**EXERCISE GOAL:**
Quote, line for line, the entries from the first through the one containing "const t0 = 0.24, t1". Pictures are left out.

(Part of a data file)
***
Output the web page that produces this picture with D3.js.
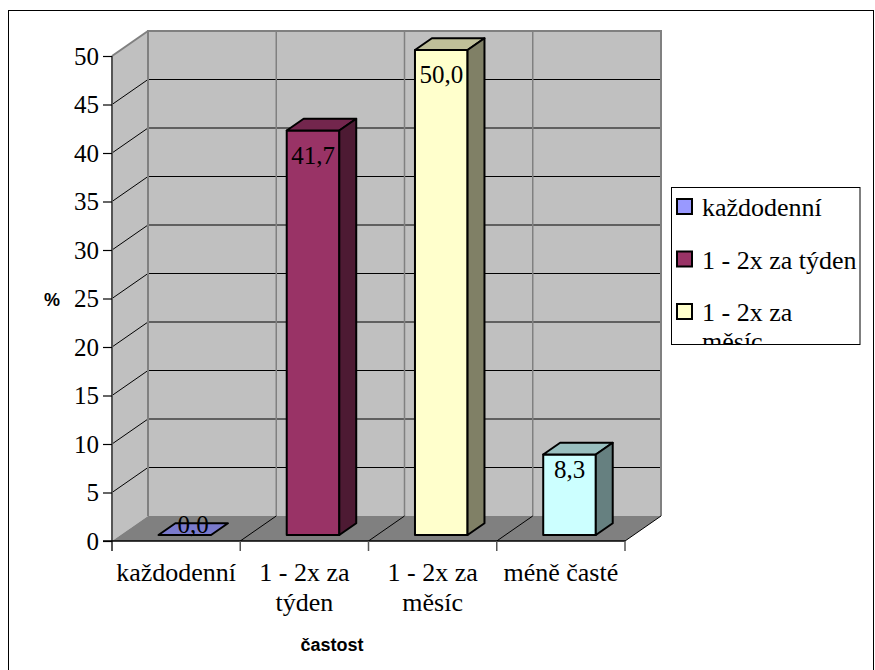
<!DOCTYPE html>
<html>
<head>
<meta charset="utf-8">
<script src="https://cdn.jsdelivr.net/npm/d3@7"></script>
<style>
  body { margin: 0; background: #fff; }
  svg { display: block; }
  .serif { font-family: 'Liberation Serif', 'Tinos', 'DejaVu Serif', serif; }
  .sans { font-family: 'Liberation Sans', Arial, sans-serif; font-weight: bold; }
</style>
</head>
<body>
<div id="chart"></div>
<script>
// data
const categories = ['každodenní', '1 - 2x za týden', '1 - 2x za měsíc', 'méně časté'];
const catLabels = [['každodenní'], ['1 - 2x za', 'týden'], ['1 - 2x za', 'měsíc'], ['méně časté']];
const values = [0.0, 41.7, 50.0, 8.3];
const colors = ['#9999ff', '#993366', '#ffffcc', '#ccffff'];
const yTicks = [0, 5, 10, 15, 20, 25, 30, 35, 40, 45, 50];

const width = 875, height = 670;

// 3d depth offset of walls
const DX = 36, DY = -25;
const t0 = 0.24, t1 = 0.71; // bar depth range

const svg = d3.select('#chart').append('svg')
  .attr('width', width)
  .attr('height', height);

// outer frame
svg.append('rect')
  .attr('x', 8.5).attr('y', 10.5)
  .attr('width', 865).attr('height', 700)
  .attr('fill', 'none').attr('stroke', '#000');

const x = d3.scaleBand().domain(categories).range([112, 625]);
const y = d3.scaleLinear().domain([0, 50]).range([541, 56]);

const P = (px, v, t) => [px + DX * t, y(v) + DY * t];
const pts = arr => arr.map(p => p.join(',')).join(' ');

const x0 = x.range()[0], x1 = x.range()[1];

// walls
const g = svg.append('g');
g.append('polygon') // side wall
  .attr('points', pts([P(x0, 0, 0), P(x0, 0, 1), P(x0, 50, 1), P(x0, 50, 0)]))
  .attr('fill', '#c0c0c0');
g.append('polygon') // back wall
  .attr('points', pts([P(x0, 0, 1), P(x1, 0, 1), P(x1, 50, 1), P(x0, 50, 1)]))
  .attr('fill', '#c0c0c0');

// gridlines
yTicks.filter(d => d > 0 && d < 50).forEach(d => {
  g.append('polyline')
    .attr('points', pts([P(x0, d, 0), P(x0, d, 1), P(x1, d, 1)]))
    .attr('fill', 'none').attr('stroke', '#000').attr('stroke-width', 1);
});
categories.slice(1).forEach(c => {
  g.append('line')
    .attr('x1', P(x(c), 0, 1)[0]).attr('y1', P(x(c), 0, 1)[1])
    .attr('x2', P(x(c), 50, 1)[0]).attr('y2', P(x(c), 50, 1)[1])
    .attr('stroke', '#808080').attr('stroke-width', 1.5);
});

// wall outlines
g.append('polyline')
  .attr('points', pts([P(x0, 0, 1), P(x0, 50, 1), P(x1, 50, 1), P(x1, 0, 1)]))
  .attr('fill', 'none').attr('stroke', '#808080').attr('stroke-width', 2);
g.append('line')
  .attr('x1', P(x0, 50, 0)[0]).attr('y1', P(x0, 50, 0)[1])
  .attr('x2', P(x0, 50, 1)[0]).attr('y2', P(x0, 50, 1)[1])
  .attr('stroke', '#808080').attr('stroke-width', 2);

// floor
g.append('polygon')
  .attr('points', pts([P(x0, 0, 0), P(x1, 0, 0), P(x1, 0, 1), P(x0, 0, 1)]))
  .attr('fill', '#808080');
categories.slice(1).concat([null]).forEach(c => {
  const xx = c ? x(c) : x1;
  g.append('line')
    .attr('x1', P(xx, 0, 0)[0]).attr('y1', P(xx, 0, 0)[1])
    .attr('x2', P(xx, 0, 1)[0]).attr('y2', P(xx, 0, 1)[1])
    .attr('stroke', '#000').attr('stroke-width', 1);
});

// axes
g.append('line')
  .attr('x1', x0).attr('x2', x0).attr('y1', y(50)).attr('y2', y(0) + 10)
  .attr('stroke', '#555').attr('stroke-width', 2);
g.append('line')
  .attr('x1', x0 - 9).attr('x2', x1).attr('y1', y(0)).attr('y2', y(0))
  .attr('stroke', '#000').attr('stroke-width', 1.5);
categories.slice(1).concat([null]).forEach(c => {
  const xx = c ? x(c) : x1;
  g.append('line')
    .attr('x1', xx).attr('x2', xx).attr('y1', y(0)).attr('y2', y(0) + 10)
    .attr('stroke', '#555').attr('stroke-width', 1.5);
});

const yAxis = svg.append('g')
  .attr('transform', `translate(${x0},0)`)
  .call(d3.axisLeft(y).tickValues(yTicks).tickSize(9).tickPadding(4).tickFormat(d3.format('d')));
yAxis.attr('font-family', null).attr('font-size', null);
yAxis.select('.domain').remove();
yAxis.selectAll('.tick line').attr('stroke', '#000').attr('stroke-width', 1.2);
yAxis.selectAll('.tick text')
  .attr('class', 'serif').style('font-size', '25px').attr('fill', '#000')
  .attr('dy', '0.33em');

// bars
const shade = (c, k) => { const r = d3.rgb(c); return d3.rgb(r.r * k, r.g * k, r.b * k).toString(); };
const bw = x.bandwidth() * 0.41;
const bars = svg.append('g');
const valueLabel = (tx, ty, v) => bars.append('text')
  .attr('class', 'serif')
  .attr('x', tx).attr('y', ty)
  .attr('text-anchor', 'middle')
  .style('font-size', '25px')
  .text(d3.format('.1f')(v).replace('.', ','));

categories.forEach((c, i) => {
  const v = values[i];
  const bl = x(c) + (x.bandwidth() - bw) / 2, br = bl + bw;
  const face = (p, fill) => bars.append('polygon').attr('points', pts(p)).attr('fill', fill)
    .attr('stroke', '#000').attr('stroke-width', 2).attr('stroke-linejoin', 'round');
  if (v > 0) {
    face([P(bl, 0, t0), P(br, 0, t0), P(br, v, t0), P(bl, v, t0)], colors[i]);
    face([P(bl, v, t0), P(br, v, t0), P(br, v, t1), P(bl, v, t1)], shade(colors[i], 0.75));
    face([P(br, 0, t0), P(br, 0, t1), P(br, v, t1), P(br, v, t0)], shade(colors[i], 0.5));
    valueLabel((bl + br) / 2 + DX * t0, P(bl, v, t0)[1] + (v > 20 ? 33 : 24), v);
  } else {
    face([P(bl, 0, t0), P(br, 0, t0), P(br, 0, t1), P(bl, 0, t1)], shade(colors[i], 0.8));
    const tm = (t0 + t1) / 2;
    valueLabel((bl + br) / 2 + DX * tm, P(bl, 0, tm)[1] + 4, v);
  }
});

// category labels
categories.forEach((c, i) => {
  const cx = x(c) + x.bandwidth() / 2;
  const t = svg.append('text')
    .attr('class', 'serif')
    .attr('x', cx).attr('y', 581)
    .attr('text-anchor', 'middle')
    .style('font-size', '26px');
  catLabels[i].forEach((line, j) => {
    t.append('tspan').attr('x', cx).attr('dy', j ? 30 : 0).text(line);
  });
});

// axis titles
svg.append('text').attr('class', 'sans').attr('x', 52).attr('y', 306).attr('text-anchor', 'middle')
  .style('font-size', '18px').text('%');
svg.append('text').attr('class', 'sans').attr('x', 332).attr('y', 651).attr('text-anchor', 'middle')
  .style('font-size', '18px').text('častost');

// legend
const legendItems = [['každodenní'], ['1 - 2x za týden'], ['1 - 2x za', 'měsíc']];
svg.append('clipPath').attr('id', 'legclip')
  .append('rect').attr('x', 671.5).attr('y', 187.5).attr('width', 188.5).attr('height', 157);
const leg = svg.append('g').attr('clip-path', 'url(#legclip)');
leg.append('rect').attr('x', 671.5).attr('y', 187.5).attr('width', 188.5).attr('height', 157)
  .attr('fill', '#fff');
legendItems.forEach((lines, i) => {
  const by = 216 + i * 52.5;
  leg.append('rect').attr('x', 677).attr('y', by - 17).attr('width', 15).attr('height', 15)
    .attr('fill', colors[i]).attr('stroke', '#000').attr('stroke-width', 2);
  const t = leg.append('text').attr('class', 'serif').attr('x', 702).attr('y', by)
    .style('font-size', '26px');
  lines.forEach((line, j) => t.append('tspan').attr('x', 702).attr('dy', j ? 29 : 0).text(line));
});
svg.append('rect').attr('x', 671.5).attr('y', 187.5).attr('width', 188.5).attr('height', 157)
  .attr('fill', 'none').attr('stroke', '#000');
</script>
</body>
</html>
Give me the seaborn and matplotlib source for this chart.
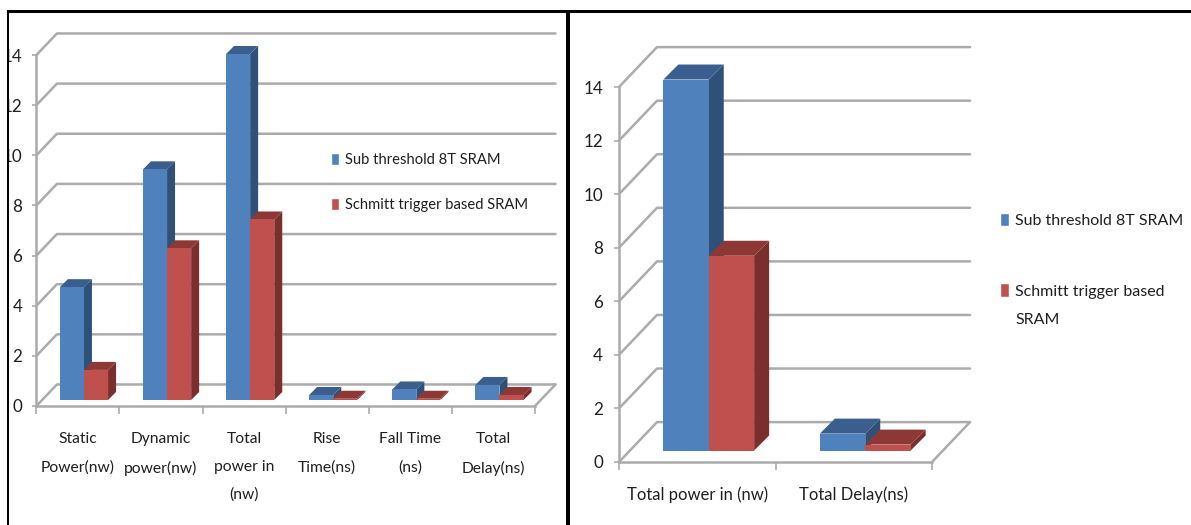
***
**EXERCISE SOLUTION:**
Output the web page that produces this picture with D3.js.
<!DOCTYPE html>
<html>
<head>
<meta charset="utf-8">
<script src="https://cdn.jsdelivr.net/npm/d3@7"></script>
<style>
  body { margin: 0; background: #fff; }
  svg { display: block; }
  .serif { font-family: 'Liberation Serif', 'Tinos', 'DejaVu Serif', serif; }
  .sans { font-family: 'Liberation Sans', Arial, sans-serif; font-weight: bold; }
</style>
</head>
<body>
<div id="chart"></div>
<script>
// data
const categories = ['každodenní', '1 - 2x za týden', '1 - 2x za měsíc', 'méně časté'];
const catLabels = [['každodenní'], ['1 - 2x za', 'týden'], ['1 - 2x za', 'měsíc'], ['méně časté']];
const values = [0.0, 41.7, 50.0, 8.3];
const colors = ['#9999ff', '#993366', '#ffffcc', '#ccffff'];
const yTicks = [0, 5, 10, 15, 20, 25, 30, 35, 40, 45, 50];

const width = 875, height = 670;

// 3d depth offset of walls
const DX = 36, DY = -25;
const t0 = 0.24, t1 = 0.71; // bar depth range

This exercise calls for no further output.